Getting older means going downhill. Hearing goes, sight worsens, memory stutters, everything takes twice as long. We head inexorably towards Shakespeare’s “second childishness and mere oblivion/Sans teeth, sans eyes, sans taste, sans everything”.

Or do we?

Ageing often feels like a downhill slide, and research shows that older people are worse than younger people on almost all measures studied. That is one conclusion from Ian Stuart-Hamilton’s The Psychology of Ageing. First published in 1991 and now in its fifth edition, it’s “a comprehensive overview of the psychological processes of ageing”. I’ve read it so you don’t have to!

As well as physical decline, older people are less able than younger ones to solve new problems, identify patterns, or use logic in new situations – known as “fluid intelligence”. (Though fortunately, we do increase in wisdom and are good at using learned knowledge and experience, or “crystallized intelligence”.)

Is the research reliable?

But that is not the whole story, as Hamilton-Stuart shows. There are plenty of questions about the research. I’m especially interested as I regularly take part in studies on ageing. From a month of extra exercise to see if it affects my appetite, to hours in a hellish onscreen “robot factory” with electrodes on my head, to “brain training” exercises for the Protect study, I contribute to the statistics.

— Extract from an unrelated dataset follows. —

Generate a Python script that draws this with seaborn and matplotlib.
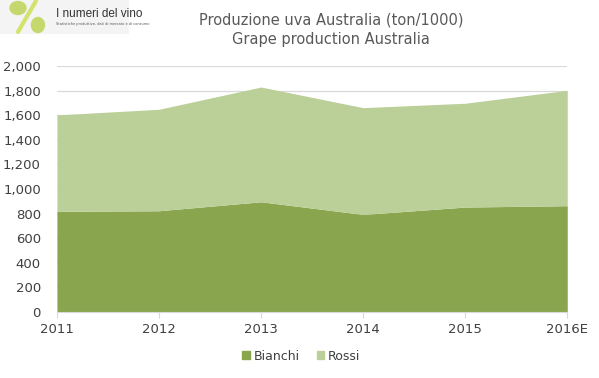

So I’m aware at first hand of some of the issues. Older people come from a broad base in terms of education, social background and age (say 60 -75), compared with younger people who are mainly students. Students are more likely to play computer games – that’s my excuse for my many failures in the robot factory! Generally, it’s hard to take account of all the variables which could affect results and to come up with a difference between old and young which is solely down to ageing.

There’s also an issue with what questions studies are answering and how results are interpreted. So older people tend to be worse at intelligence tests under lab conditions, says Hamilton-Stuart. But is that significant, given that most get by perfectly well when they’re “working at their own pace in their own world, and not trying to follow essentially unrealistic commands in an unrealistic world over which they have little control.”

It’s all relative

We’re rightly concerned about older people who live with debilitating disability for years. But fortunately, most of us will go downhill fairly slowly until our last few months of life. We may be less fit and less on the ball, than our younger selves, but we manage:

Older people often have significantly worse memories and other cognitive skills than younger adults. For most older people, this has little real impact on everyday life. Being a little slower to learn how to use a new mobile phone or retrieve the name of an infrequently encountered person is irksome, but that is all.

Compensation

Performing poorly in intelligence tests has little relevance to how well older people cope in the real world. We accommodate our limitations by using our experience and knowledge, both consciously and unconsciously. If we struggle with hearing, we turn up the volume, ask people to speak slower, or – eventually – get a hearing aid.

But also, our brains compensate by finding work-arounds. For example, filling in the blanks where we’ve not quite heard the words (and occasionally getting it spectacularly wrong). It’s possible, Hamilton-Stuart says, that ‘memory changes in later life might be the result of the ageing brain compensating for loss as best it can by drawing as many resources as it can muster’. Perhaps that’s also why older people get mentally tired so much quicker.

Downhill slowly

We can’t escape going downhill. Compared to young people, compared to our younger selves, there’s been real decline. But Hamilton-Stuart shows that:

  • the skills measured don’t always matter in everyday life
  • we can often compensate for abilities we lose
  • it is usually decline rather than complete loss.

So, ‘even though there may be some decline this should never, with the exception of dementia, be sufficient to mar a productive and happy later life.’

We may be going downhill, but we can take the steps slowly, and enjoy the view.